Join the discussion 6 Comments

  • Jeanne Fleming says:

    And yet our high school graduation rates are up while the disparities between white students and students of color in every measure are among the greatest in the U.S.

  • joe Kosanda says:

    The excess spending is designed to benefit the teachers.

    A few years ago, our local school district was spending a lot of money building additions to several schools ( in a district with a no growth in student enrollment – ie not a growing school district).

    I ran into the school board president at a 9th grade volleyball game (our daughters played on the same team).
    I asked the school board president why the district was spending “taxpayer money” to build the school building additions.
    Her response was that it wasnt taxpayer money, it was bond money.

    I mention her response since it provides some insight into the mentality / source of the spending.

  • joe Kosanda says:

    One of talking points of the teachers union is that teachers are underpaid and that is the primary reason for the high turnover in teachers.

    Anyone who makes that comment really has no comprehension of the labor market – though the explanation above is the common belief.

    The first point is the labor market is not one big homogenous market, but a few thousand sub market

    1) everybody naturally gravitates to the job they have the natural apptitude for.
    2) every profession has a high turnover in the first couple of years as the individual figures out what they like doing.
    3) some professions have lower turnover than others, primarily because weeding out is done in college instead of after they graduate. the medical profession, engineer, law have much lower turnover in the first years of the job market since the rigor of college weeds those unqualified out . The education degree course dont weed out very many in college because the rigor of an education degree is relatively low.

    4) the actual labor pool of qualified teachers is fairly small and it is limited by those that have the natural apptitude to teach.

    5) higher compensation will only accomplish a) getting teachers paid more than their skill set justifies, b) encourage individuals who lack the apptitude to enter the teaching profession and c) make it harder to weed out bad teachers because the over compensation will delay those unqualified from leaving on their own accord.

    A public service announcement/comment – one of the most important concept to understand is micro economics and the supply and demand curves. Most every comment made by politicians on both sides of the aisle are devastated with a basic micro economic analysis.

  • quentin49 says:

    So looking at this mathematically one would theorized that there appears to be an inverse relationship between spending and achievement. Now correlation is not necessarily causation, but I think this one could be tested and verified. The reason being that virtually all of the additional funding does not go to anything related to education.

    The fact that in the new mantra of “equity” high achievement is racist, along with knowledge and hard work. We have dumbed ourselves down to the point we can no longer even recognize our own gender. The graduation rates are unrelated to achievement; they are related to grade inflation. A recent “student” in San Francisco was awarded a scholarship for her stellar performance – at a school she had not attended in two years.

  • Bryon says:

    The lower results would be quickly fixed if we took that 13.5k per student and gave it to parents as vouchers towards any school they choose.

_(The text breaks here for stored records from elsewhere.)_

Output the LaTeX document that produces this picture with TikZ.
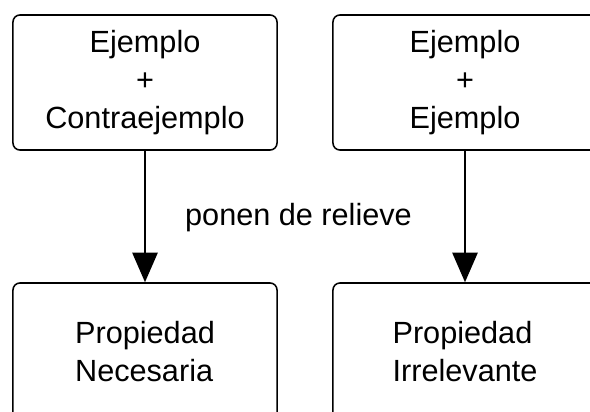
\documentclass[tikz,border=0pt]{standalone}
\usepackage{fontspec}
\setmainfont{Liberation Sans}
\usepackage{tikz}
\usetikzlibrary{arrows.meta}
\usetikzlibrary{positioning}
\tikzset{
	ejbox/.style={rectangle, draw=black, line width=1.1pt, rounded corners=5pt, minimum width=6.6cm, minimum height=3.375cm, align=center, font=\fontsize{21.8}{27}\selectfont},
	propbox/.style={ejbox, minimum height=3.45cm, align=left},
	flecha/.style = {-{Triangle[length=21pt, width=18pt]}, line width=1.1pt}
}

\begin{document}
\begin{tikzpicture}[x=0.025cm, y=-0.025cm]
		\useasboundingbox (0,0) rectangle (590,412);
		\node[ejbox] at (145,82.5) (ejcontra)    {Ejemplo\\+\\Contraejemplo};
		\node[ejbox] at (465,82.5) (ejej)    {Ejemplo\\+\\Ejemplo};
		\node[propbox] at (145,352) (necesaria)     {Propiedad\\Necesaria};
		\node[propbox] at (465,352) (irrelevante)    {Propiedad\\Irrelevante};
		\draw[flecha] (ejcontra.south) -- (necesaria.north); 
		\draw[flecha] (ejej.south) -- (irrelevante.north); 
		\node[align=center, font=\fontsize{21.8}{27}\selectfont] at (298.5,218) (relieve) {ponen de relieve};
	\end{tikzpicture}
\end{document}
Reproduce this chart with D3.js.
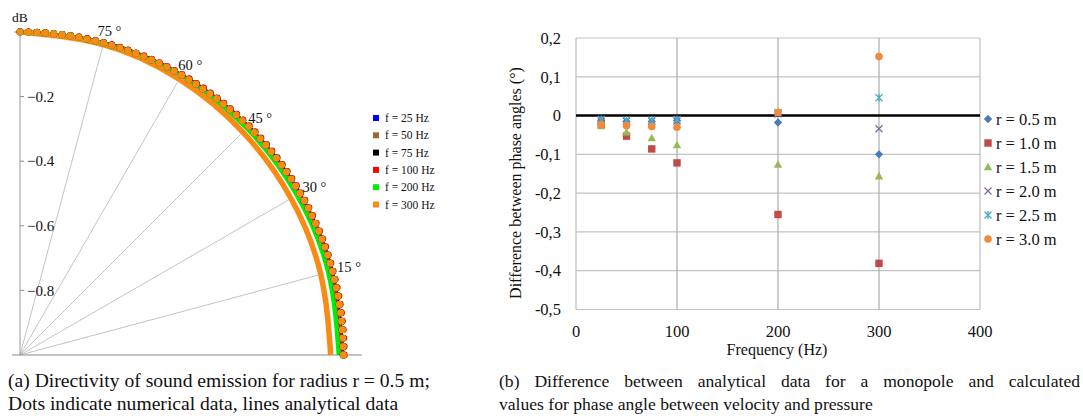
<!DOCTYPE html>
<html><head><meta charset="utf-8">
<script src="https://cdn.jsdelivr.net/npm/d3@7"></script>
<style>
body{margin:0;background:#fff}
svg{display:block}
text{font-family:"Liberation Serif","Times New Roman",serif;fill:#111}
</style>
</head><body>
<svg id="c" width="1083" height="416"></svg>
<script>
// ---------- (a) directivity, polar quarter plot ----------
const freqLabels = ["f = 25 Hz", "f = 50 Hz", "f = 75 Hz", "f = 100 Hz", "f = 200 Hz", "f = 300 Hz"];
const freqColors = ["#0000ff", "#9a6632", "#000000", "#ff0000", "#00ee00", "#f98a14"];
const polarTicks = [-0.2, -0.4, -0.6, -0.8];
const spokeAngles = [15, 30, 45, 60, 75];

// analytical curves (dB), sampled at these angles
const lineAngles = [0, 15, 30, 45, 60, 75, 90];
const line25  = [-0.001, -0.001, -0.001, 0, 0, 0, 0];
const line50  = [-0.001, -0.001, -0.001, -0.001, 0, 0, 0];
const line75  = [-0.002, -0.002, -0.002, -0.001, -0.001, 0, 0];
const line100 = [-0.004, -0.004, -0.003, -0.002, -0.001, 0, 0];
const line200 = [-0.013, -0.012, -0.010, -0.007, -0.004, -0.001, 0];
const line300 = [-0.038, -0.036, -0.031, -0.024, -0.014, -0.005, 0];

// numerical results (dB), one per evaluated angle
const dotAngles = [0,1.5,3,4.5,6,7.5,9,10.5,12,13.5,15,16.5,18,19.5,21,22.5,24,25.5,27,28.5,
  30,31.5,33,34.5,36,37.5,39,40.5,42,43.5,45,46.5,48,49.5,51,52.5,54,55.5,57,58.5,
  60,61.5,63,64.5,66,67.5,69,70.5,72,73.5,75,76.5,78,79.5,81,82.5,84,85.5,87,88.5,90];
const dots25  = [0,0,0,0,0,0,0,0,0,0, 0,0,0,0,0,0,0,0,0,0, 0,0,0,0,0,0,0,0,0,0,
  0,0,0,0,0,0,0,0,0,0, 0,0,0,0,0,0,0,0,0,0, 0,0,0,0,0,0,0,0,0,0, 0];
const dots50  = [0.001,0.001,0.001,0.001,0.001,0.001,0.001,0.001,0.001,0.001,
  0.001,0.001,0.001,0.001,0.001,0.001,0.001,0.001,0.001,0.001, 0,0,0,0,0,0,0,0,0,0,
  0,0,0,0,0,0,0,0,0,0, 0,0,0,0,0,0,0,0,0,0, 0,0,0,0,0,0,0,0,0,0, 0];
const dots75  = [0.002,0.002,0.002,0.002,0.002,0.002,0.002,0.002,0.002,0.002,
  0.002,0.002,0.002,0.002,0.002,0.002,0.002,0.002,0.002,0.002,
  0.002,0.002,0.002,0.002,0.002,0.002,0.002,0.002,0.002,0.002,
  0.002,0.002,0.002,0.002,0.002,0.002,0.002,0.002,0.002,0.002,
  0.001,0.001,0.001,0.001,0.001,0.001,0.001,0.001,0.001,0.001,
  0.001,0.001,0.001,0.001,0.001,0.001,0.001,0.001,0.001,0.001, 0.001];
const dots100 = [0.004,0.004,0.004,0.004,0.004,0.004,0.004,0.004,0.004,0.004,
  0.004,0.004,0.004,0.004,0.004,0.004,0.004,0.004,0.004,0.004,
  0.004,0.004,0.004,0.004,0.004,0.004,0.004,0.004,0.004,0.004,
  0.004,0.003,0.003,0.003,0.003,0.003,0.003,0.003,0.003,0.003,
  0.003,0.003,0.003,0.003,0.003,0.003,0.002,0.002,0.002,0.002,
  0.002,0.002,0.002,0.002,0.002,0.001,0.001,0.001,0.001,0.001, 0.001];
const dots200 = [0.001,0.001,0.001,0.001,0.001,0.001,0.001,0.001,0.001,0.001,
  0.001,0.001,0.001,0.001,0.001,0.001,0.001,0.001,0.001,0.001,
  0.001,0.001,0.001,0.001,0.001,0.001,0.001,0.001,0.001,0.001,
  0.001,0,0,0,0,0,0,0,0,0, 0,0,0,0,0,0,0,0,0,0, 0,0,0,0,0,0,0,0,0,0, 0];
const dots300 = [0.001,0.001,0.001,0.001,0.001,0.001,0.001,0.001,0.001,0.001,
  0.001,0.001,0.001,0.001,0.001,0.001,0.001,0.001,0.001,0.001, 0,0,0,0,0,0,0,0,0,0,
  0,0,0,0,0,0,0,0,0,0, 0,0,0,0,0,0,0,0,0,0, 0,0,0,0,0,0,0,0,0,0, 0];

const lineSeries = [line25, line50, line75, line100, line200, line300];
const dotSeries = [dots25, dots50, dots75, dots100, dots200, dots300];
const lineWidths = [4, 4, 4, 4, 4.5, 5.5];

// ---------- (b) phase-angle difference ----------
const freqHz = [25, 50, 75, 100, 200, 300];
const r05 = [-0.012, -0.015, -0.015, -0.013, -0.018, -0.100];
const r10 = [-0.023, -0.053, -0.086, -0.122, -0.255, -0.381];
const r15 = [-0.027, -0.043, -0.058, -0.076, -0.126, -0.156];
const r20 = [-0.014, -0.015, -0.015, -0.014, 0.004, -0.034];
const r25 = [-0.010, -0.012, -0.012, -0.010, 0.008, 0.046];
const r30 = [-0.024, -0.026, -0.028, -0.030, 0.008, 0.152];
const radiusLabels = ["r = 0.5 m", "r = 1.0 m", "r = 1.5 m", "r = 2.0 m", "r = 2.5 m", "r = 3.0 m"];
const radiusColors = ["#4a7bbd", "#be4b48", "#98b954", "#8064a2", "#4bacc6", "#f08a3c"];
const markerKinds = ["diamond", "square", "triangle", "x", "star", "circle"];
const xTicks = [0, 100, 200, 300, 400];
const yTicks = [0.2, 0.1, 0, -0.1, -0.2, -0.3, -0.4, -0.5];
const yTickLabels = ["0,2", "0,1", "0", "-0,1", "-0,2", "-0,3", "-0,4", "-0,5"];

const svg = d3.select("#c");

// ===== polar plot =====
const cx = 20, cy = 355;
const rScale = d3.scaleLinear().domain([-1, 0]).range([0, 323]);
const pt = (deg, v) => {
  const a = deg * Math.PI / 180, r = rScale(v);
  return [cx + r * Math.cos(a), cy - r * Math.sin(a)];
};
const gA = svg.append("g");

// spokes stop at the inner edge of the 300 Hz curve
spokeAngles.forEach(a => {
  const v = line300[lineAngles.indexOf(a)];
  const r = rScale(v) - lineWidths[5] / 2;
  const t = a * Math.PI / 180;
  gA.append("line").attr("x1", cx).attr("y1", cy)
    .attr("x2", cx + r * Math.cos(t)).attr("y2", cy - r * Math.sin(t))
    .attr("stroke", "#c4c4c4").attr("stroke-width", 1);
});

// axes
gA.append("line").attr("x1", cx).attr("x2", cx).attr("y1", cy - rScale(0)).attr("y2", cy)
  .attr("stroke", "#9a9a9a").attr("stroke-width", 1);
gA.append("line").attr("x1", 12).attr("x2", 362).attr("y1", cy).attr("y2", cy)
  .attr("stroke", "#8a8a8a").attr("stroke-width", 1.2);
gA.append("line").attr("x1", 14).attr("x2", cx).attr("y1", cy - rScale(0)).attr("y2", cy - rScale(0))
  .attr("stroke", "#8a8a8a").attr("stroke-width", 1);
polarTicks.forEach(v => {
  const y = cy - rScale(v);
  gA.append("line").attr("x1", cx).attr("x2", cx + 4).attr("y1", y).attr("y2", y)
    .attr("stroke", "#8a8a8a");
  gA.append("text").attr("x", 27).attr("y", y).attr("dy", "0.35em")
    .style("font-size", "15px").text(d3.format(".1f")(v));
});
gA.append("text").attr("x", 12).attr("y", 22).style("font-size", "13.5px").text("dB");

// analytical lines
const lineGen = d3.line().curve(d3.curveNatural);
lineSeries.forEach((s, i) => {
  gA.append("path")
    .attr("d", lineGen(lineAngles.map((a, k) => pt(a, s[k]))))
    .attr("fill", "none").attr("stroke", freqColors[i]).attr("stroke-width", lineWidths[i]);
});

// numerical dots
dotSeries.forEach((s, i) => {
  gA.append("g").selectAll("circle").data(dotAngles).join("circle")
    .attr("cx", (a, k) => pt(a, s[k])[0])
    .attr("cy", (a, k) => pt(a, s[k])[1])
    .attr("r", 3.4).attr("fill", freqColors[i]);
});

// angle labels
spokeAngles.forEach(a => {
  const t = a * Math.PI / 180;
  gA.append("text")
    .attr("x", cx + 333 * Math.cos(t) - 3 - 6 * Math.sin(t))
    .attr("y", cy - 333 * Math.sin(t) + 3)
    .style("font-size", "14.5px").text(a + " °");
});

// legend
freqLabels.forEach((l, i) => {
  const y = 118 + i * 17.3;
  gA.append("rect").attr("x", 373).attr("y", y - 3).attr("width", 6).attr("height", 6)
    .attr("fill", freqColors[i]);
  gA.append("text").attr("x", 385).attr("y", y).attr("dy", "0.35em")
    .style("font-size", "11.5px").text(l);
});

// ===== scatter plot =====
const x = d3.scaleLinear().domain([0, 400]).range([576, 980]);
const y = d3.scaleLinear().domain([-0.5, 0.2]).range([309.5, 38]);
const gB = svg.append("g");

yTicks.forEach((v, i) => {
  gB.append("line").attr("x1", x(0)).attr("x2", x(400)).attr("y1", y(v)).attr("y2", y(v))
    .attr("stroke", "#c3c3c3").attr("stroke-width", 1.2);
  gB.append("text").attr("x", 561).attr("y", y(v)).attr("dy", "0.35em")
    .attr("text-anchor", "end").style("font-size", "16.5px").text(yTickLabels[i]);
});
xTicks.forEach(v => {
  gB.append("line").attr("x1", x(v)).attr("x2", x(v)).attr("y1", y(0.2)).attr("y2", y(-0.5))
    .attr("stroke", v === 0 || v === 400 ? "#bdbdbd" : "#ababab").attr("stroke-width", 1.2);
  gB.append("text").attr("x", x(v)).attr("y", 337).attr("text-anchor", "middle")
    .style("font-size", "16.5px").text(v);
});
gB.append("line").attr("x1", x(0)).attr("x2", x(400)).attr("y1", y(0)).attr("y2", y(0))
  .attr("stroke", "#000").attr("stroke-width", 2.4);

gB.append("text").attr("x", 777).attr("y", 355).attr("text-anchor", "middle")
  .style("font-size", "16px").text("Frequency (Hz)");
gB.append("text").attr("transform", "translate(521,183) rotate(-90)").attr("text-anchor", "middle")
  .style("font-size", "16px").text("Difference between phase angles (°)");

function marker(g, kind, color, px, py) {
  if (kind === "diamond") {
    g.append("path").attr("transform", `translate(${px},${py})`)
      .attr("d", "M0,-4.2L4.2,0L0,4.2L-4.2,0Z").attr("fill", color);
  } else if (kind === "square") {
    g.append("rect").attr("x", px - 3.7).attr("y", py - 3.7).attr("width", 7.4).attr("height", 7.4)
      .attr("fill", color);
  } else if (kind === "triangle") {
    g.append("path").attr("transform", `translate(${px},${py})`)
      .attr("d", "M0,-4.3L4.2,3.3L-4.2,3.3Z").attr("fill", color);
  } else if (kind === "x") {
    g.append("path").attr("transform", `translate(${px},${py})`)
      .attr("d", "M-3.5,-3.5L3.5,3.5M-3.5,3.5L3.5,-3.5").attr("stroke", color)
      .attr("stroke-width", 1.2).attr("fill", "none");
  } else if (kind === "star") {
    g.append("path").attr("transform", `translate(${px},${py})`)
      .attr("d", "M-3.5,-3.5L3.5,3.5M-3.5,3.5L3.5,-3.5M0,-4L0,4").attr("stroke", color)
      .attr("stroke-width", 1.3).attr("fill", "none");
  } else {
    g.append("circle").attr("cx", px).attr("cy", py).attr("r", 3.8).attr("fill", color);
  }
}

[r05, r10, r15, r20, r25, r30].forEach((s, i) => {
  freqHz.forEach((f, k) => marker(gB, markerKinds[i], radiusColors[i], x(f), y(s[k])));
});

radiusLabels.forEach((l, i) => {
  const ly = 119 + i * 24;
  marker(gB, markerKinds[i], radiusColors[i], 988, ly);
  gB.append("text").attr("x", 996).attr("y", ly).attr("dy", "0.35em")
    .style("font-size", "16.5px").text(l);
});

// ===== captions =====
function caption(str, x0, yb, size, width) {
  const t = svg.append("text").attr("x", x0).attr("y", yb).style("font-size", size + "px").text(str);
  if (width) {
    const natural = t.node().getComputedTextLength();
    const spaces = (str.match(/ /g) || []).length;
    t.style("word-spacing", ((width - natural) / spaces) + "px");
  }
}
caption("(a) Directivity of sound emission for radius r = 0.5 m;", 8, 387, 19.6);
caption("Dots indicate numerical data, lines analytical data", 8, 410, 19.6);
caption("(b) Difference between analytical data for a monopole and calculated", 499, 387, 17.6, 581);
caption("values for phase angle between velocity and pressure", 499, 410, 17.6);
</script>
</body></html>
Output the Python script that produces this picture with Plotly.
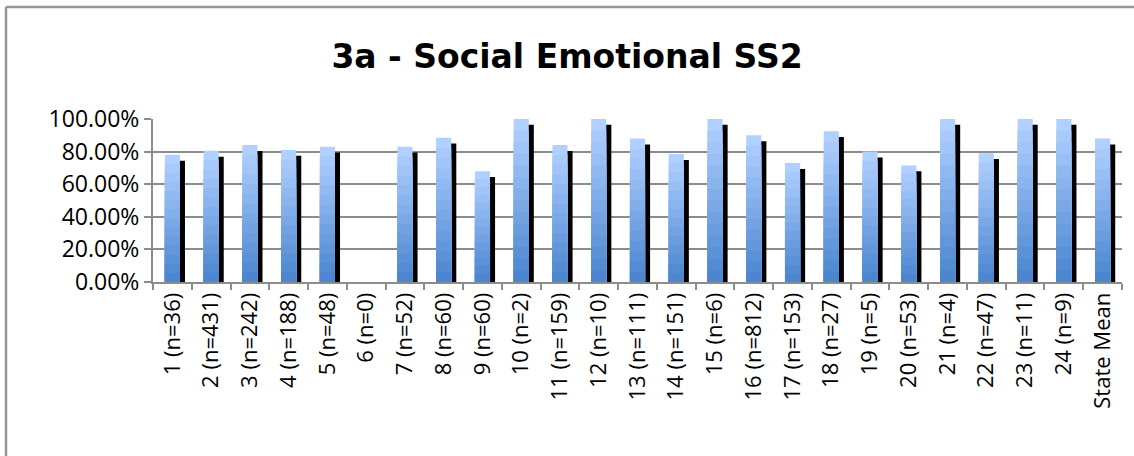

    The left opposes this because they do not care about teaching kids to read or write or do math. They want indoctrination and are completely satisfied with the current state of education.

  • Jersey JoePa says:

    A similar analysis was done in Central NJ a few years back. The school district with the higher per student spend (over $24,000 per) was Asbury Park which had less than a 50% graduation rate. They also had the most up-to-date facilities. It is not hard to see that the overspending is the primary consideration and intentional for the reasons cited and the educational outcome is not the primary focus.